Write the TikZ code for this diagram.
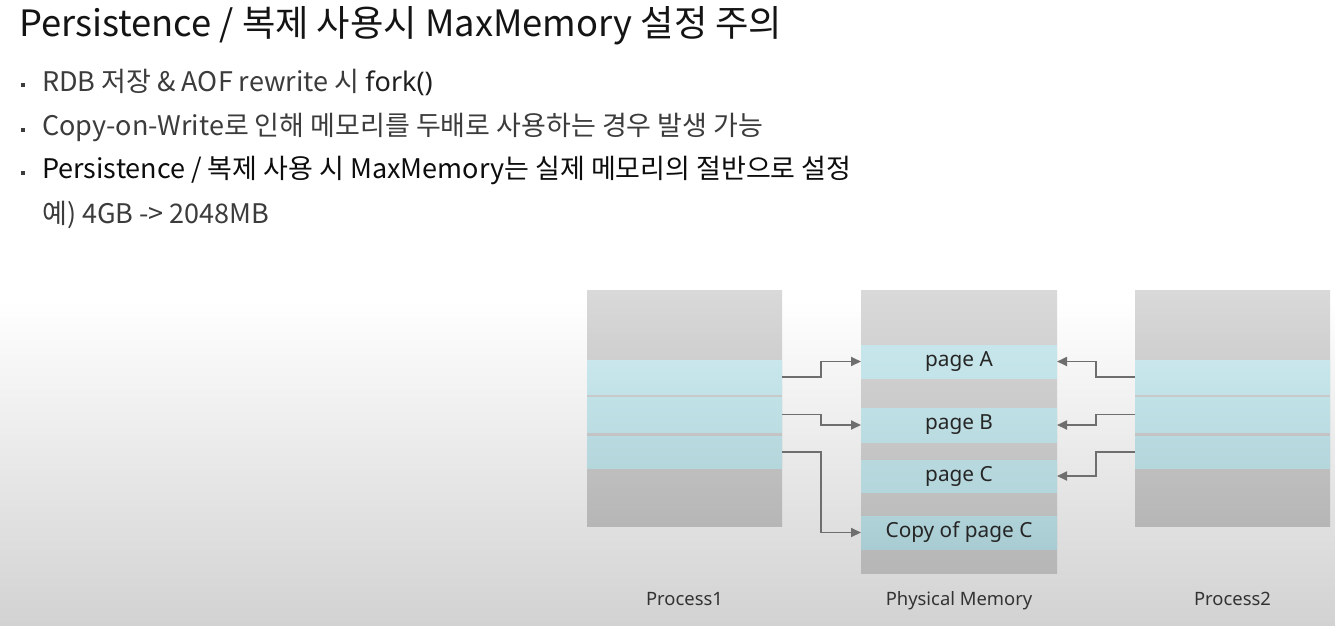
\documentclass[tikz,border=0pt]{standalone}
\usepackage{fontspec}
\setmainfont{Noto Sans CJK KR}
\newfontfamily\labelfont{Noto Sans}
\usetikzlibrary{arrows.meta}
\definecolor{bgbot}{HTML}{D2D2D2}
\definecolor{grayA}{HTML}{D9D9D9}
\definecolor{grayB}{HTML}{B6B6B6}
\definecolor{cyanA}{HTML}{C6E6EB}
\definecolor{cyanB}{HTML}{A8CCD2}
\definecolor{arrowc}{HTML}{6E6E6E}
\definecolor{txtgray}{HTML}{3C3C3C}
\tikzset{
  stripe/.style={draw=none,minimum width=#1,inner sep=0pt,outer sep=0pt},
  conn/.style={draw=arrowc,line width=1.8pt,-{Triangle[length=10pt,width=9pt]}},
  pagetxt/.style={font=\labelfont\fontsize{20.8}{24}\selectfont,text=black!85},
  captxt/.style={anchor=base,font=\labelfont\fontsize{18.4}{22}\selectfont,text=black!80},
  bullettxt/.style={anchor=west,inner sep=0pt,font=\fontsize{27}{31}\selectfont,text=txtgray},
  dot/.style={rectangle,fill=txtgray,inner sep=0pt,minimum size=4pt}
}
\begin{document}
\begin{tikzpicture}[x=1pt,y=-1pt]
\useasboundingbox (0,0) rectangle (1335,625);
% background
\fill[white] (0,0) rectangle (1335,300);
\shade[top color=white,bottom color=bgbot] (0,299.5) rectangle (1335,625);
% title and bullets
\node[anchor=west,inner sep=0pt,font=\fontsize{36.3}{40}\selectfont,text=black!92] (title) at (19,26) {Persistence / 복제 사용시 MaxMemory 설정 주의};
\node[dot] (d1) at (23,85) {};
\node[bullettxt] (b1) at (42,82.5) {RDB 저장 \& AOF rewrite 시 {\labelfont\fontsize{27}{31}\selectfont\color{black!88}fork()}};
\node[dot] (d2) at (23,130) {};
\node[bullettxt] (b2) at (42,127.5) {Copy-on-Write로 인해 메모리를 두배로 사용하는 경우 발생 가능};
\node[dot] (d3) at (23,173) {};
\node[bullettxt,text=black!95] (b3) at (42,170.5) {Persistence / 복제 사용 시 MaxMemory는 실제 메모리의 절반으로 설정};
\node[bullettxt] (b4) at (42,214.5) {예) 4GB -> 2048MB};
% Process1
\shade[top color=grayA,bottom color=grayB] (587,290) rectangle (782,526);
\node[stripe=195pt,minimum height=34pt,top color=cyanA!95!white,bottom color=cyanA!85!cyanB] (p1a) at (684.5,377) {};
\node[stripe=195pt,minimum height=35pt,top color=cyanA!80!cyanB,bottom color=cyanA!65!cyanB] (p1b) at (684.5,414.5) {};
\node[stripe=195pt,minimum height=32pt,top color=cyanA!55!cyanB,bottom color=cyanA!40!cyanB] (p1c) at (684.5,452) {};
% Physical memory
\shade[top color=grayA,bottom color=grayB] (861,290) rectangle (1057,573);
\node[stripe=196pt,minimum height=33pt,top color=cyanA,bottom color=cyanA!90!cyanB,pagetxt] (pA) at (959,361.5) {page A};
\node[stripe=196pt,minimum height=34pt,top color=cyanA!75!cyanB,bottom color=cyanA!60!cyanB,pagetxt] (pB) at (959,425) {page B};
\node[stripe=196pt,minimum height=32pt,top color=cyanA!50!cyanB,bottom color=cyanA!38!cyanB,pagetxt] (pC) at (959,476) {page C};
\node[stripe=196pt,minimum height=33pt,top color=cyanA!25!cyanB,bottom color=cyanB,pagetxt] (pCc) at (959,532.5) {Copy of page C};
% Process2
\shade[top color=grayA,bottom color=grayB] (1135,290) rectangle (1330,526);
\node[stripe=195pt,minimum height=34pt,top color=cyanA!95!white,bottom color=cyanA!85!cyanB] (p2a) at (1232.5,377) {};
\node[stripe=195pt,minimum height=35pt,top color=cyanA!80!cyanB,bottom color=cyanA!65!cyanB] (p2b) at (1232.5,414.5) {};
\node[stripe=195pt,minimum height=32pt,top color=cyanA!55!cyanB,bottom color=cyanA!40!cyanB] (p2c) at (1232.5,452) {};
% captions
\node[captxt] (c1) at (684.5,605) {Process1};
\node[captxt] (c2) at (959,605) {Physical Memory};
\node[captxt] (c3) at (1232.5,605) {Process2};
% connectors
\draw[conn] (p1a.east) -- ++(39,0) |- (pA.west);
\draw[conn] (p1b.east) -- ++(39,0) |- (pB.west);
\draw[conn] (p1c.east) -- ++(39,0) |- (pCc.west);
\draw[conn] (p2a.west) -- ++(-39,0) |- (pA.east);
\draw[conn] (p2b.west) -- ++(-39,0) |- (pB.east);
\draw[conn] (p2c.west) -- ++(-39,0) |- (pC.east);
\end{tikzpicture}
\end{document}
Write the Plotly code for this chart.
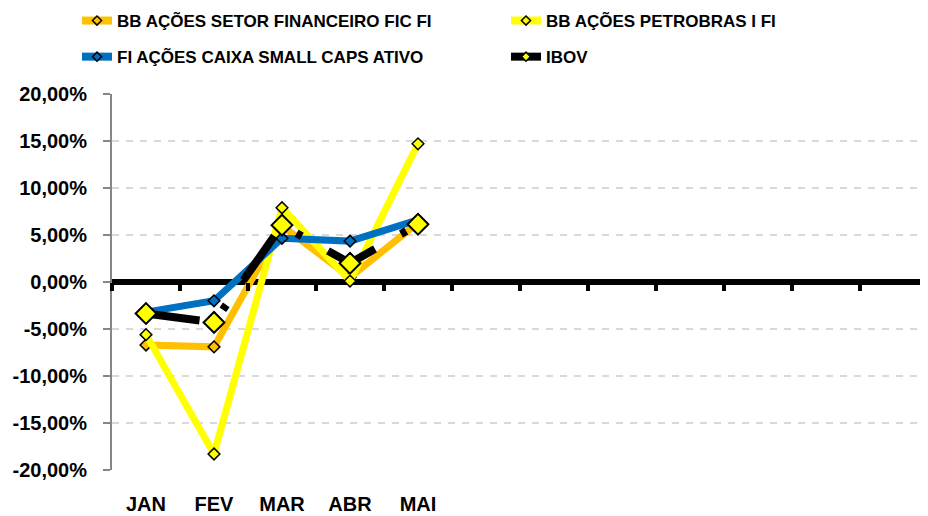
import plotly.graph_objects as go

# ---- data (values in %) ----
months = ["JAN", "FEV", "MAR", "ABR", "MAI"]
n_slots = 12  # category slots on the axis (JAN..DEZ), only 5 labelled
setor_financeiro = [-6.7, -6.9, 6.0, 0.5, 6.3]
petrobras = [-5.6, -18.3, 7.9, 0.1, 14.7]
small_caps = [-3.2, -2.0, 4.65, 4.35, 6.6]
ibov = [-3.35, -4.3, 6.05, 2.0, 6.15]
y_ticks = [-20, -15, -10, -5, 0, 5, 10, 15, 20]
y_tick_labels = ["-20,00%", "-15,00%", "-10,00%", "-5,00%", "0,00%",
                 "5,00%", "10,00%", "15,00%", "20,00%"]

names = ["BB AÇÕES SETOR FINANCEIRO FIC FI", "BB AÇÕES PETROBRAS I FI",
         "FI AÇÕES CAIXA SMALL CAPS ATIVO", "IBOV"]

FONT = "Liberation Sans"
x_idx = list(range(len(months)))

def frac(v):
    return [a / 100 for a in v]

fig = go.Figure()

series = [
    (setor_financeiro, "#FFC000", "#FFC000", 7, 9, 1.5, "solid"),
    (petrobras, "#FFFF00", "#FFFF00", 7, 9, 1.5, "solid"),
    (small_caps, "#0070C0", "#0070C0", 7, 9, 1.5, "solid"),
    (ibov, "#000000", "#FFFF00", 8, 16, 2, "54px,30px,6px,30px"),
]
for (vals, lc, mc, lw, ms, mlw, dash), nm in zip(series, names):
    fig.add_trace(go.Scatter(
        x=x_idx, y=frac(vals), mode="lines+markers", name=nm, showlegend=False,
        line=dict(color=lc, width=lw, dash=dash),
        marker=dict(symbol="diamond", size=ms, color=mc, line=dict(color="#000000", width=mlw)),
        hovertemplate="%{y:.2%}<extra>" + nm + "</extra>",
    ))

# legend entries (no data), two columns
legend_cols = ["legend", "legend2", "legend", "legend2"]
legend_marker = ["#FFC000", "#FFFF00", "#0070C0", "#FFFF00"]
legend_line = ["#FFC000", "#FFFF00", "#0070C0", "#000000"]
for i, nm in enumerate(names):
    fig.add_trace(go.Scatter(
        x=[None], y=[None], xaxis="x2", mode="lines+markers", name=nm,
        legend=legend_cols[i], legendgroup="g%d" % i,
        line=dict(color=legend_line[i], width=8),
        marker=dict(symbol="diamond", size=7, color=legend_marker[i],
                    line=dict(color="#000000", width=1.5)),
    ))

leg_common = dict(xref="container", yref="paper", xanchor="left", yanchor="top",
                  orientation="v", tracegroupgap=11, bgcolor="rgba(0,0,0,0)",
                  font=dict(family=FONT, size=17, color="#000000", weight="bold"))

# page has an 8px body margin: figure is 920x508 placed at (8, 8)
fig.update_layout(
    width=920, height=508,
    margin=dict(l=104, r=0, t=86, b=46, autoexpand=False),
    paper_bgcolor="white", plot_bgcolor="white",
    font=dict(family=FONT, color="#000000"),
    legend=dict(x=69 / 920, y=1 + 91 / 376, **leg_common),
    legend2=dict(x=498 / 920, y=1 + 91 / 376, **leg_common),
    xaxis=dict(
        range=[-0.5, n_slots - 0.5], tickmode="array", tickvals=x_idx, ticktext=months,
        showgrid=False, showline=False, zeroline=False, ticks="", automargin=False,
        ticklabelstandoff=20,
        tickfont=dict(family=FONT, size=20, color="#000000", weight="bold"),
    ),
    xaxis2=dict(
        overlaying="x", anchor="free", position=0.5, side="bottom", automargin=False,
        range=[-0.5, n_slots - 0.5], tickmode="array",
        tickvals=[k - 0.5 for k in range(n_slots + 1)],
        ticks="outside", ticklen=8, tickwidth=4, tickcolor="#000000",
        showticklabels=False, showgrid=False, showline=False, zeroline=False,
    ),
    yaxis=dict(
        range=[-0.2, 0.2], tickmode="array", tickvals=frac(y_ticks), ticktext=y_tick_labels,
        showgrid=True, gridcolor="#D9D9D9", gridwidth=2, griddash="7px,7px",
        zeroline=True, zerolinecolor="#000000", zerolinewidth=6, automargin=False,
        showline=True, linecolor="#868686", linewidth=2,
        ticks="outside", ticklen=7, tickwidth=2, tickcolor="#868686",
        ticklabelstandoff=12,
        tickfont=dict(family=FONT, size=20, color="#000000", weight="bold"),
    ),
)

fig.write_html("out.html")
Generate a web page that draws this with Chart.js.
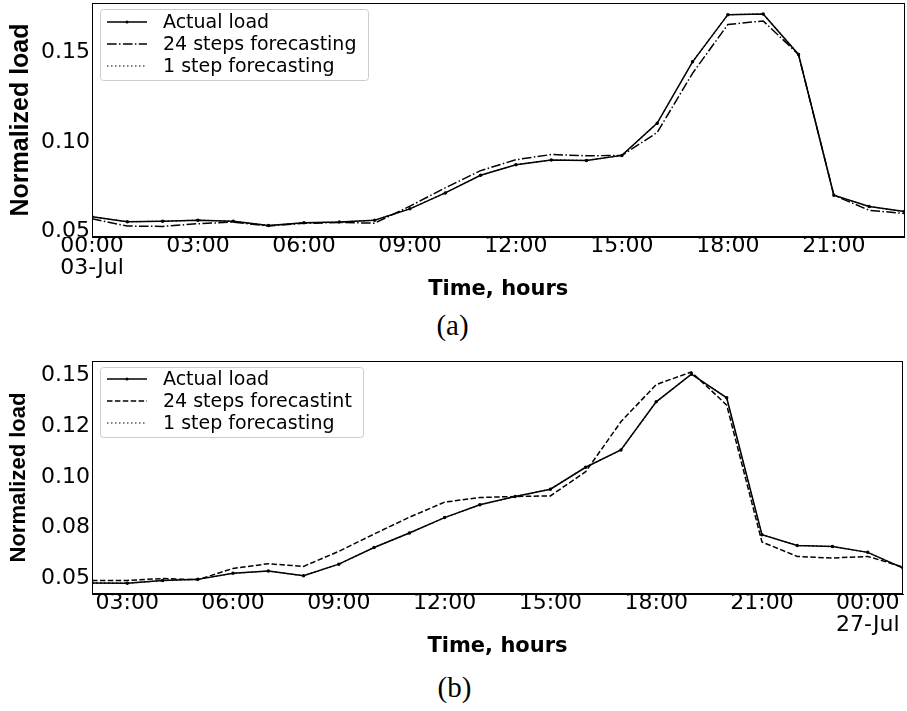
☆ ☆ ☆ ☆
### TASK DESCRIPTION
Transcribe only the lines above that start at the line containing "Write the Plotly code for this chart." and end at the line containing "import plotly.graph_objects as go". Omit pictures.

### REPLY TO THE EXERCISE
Write the Plotly code for this chart.
import plotly.graph_objects as go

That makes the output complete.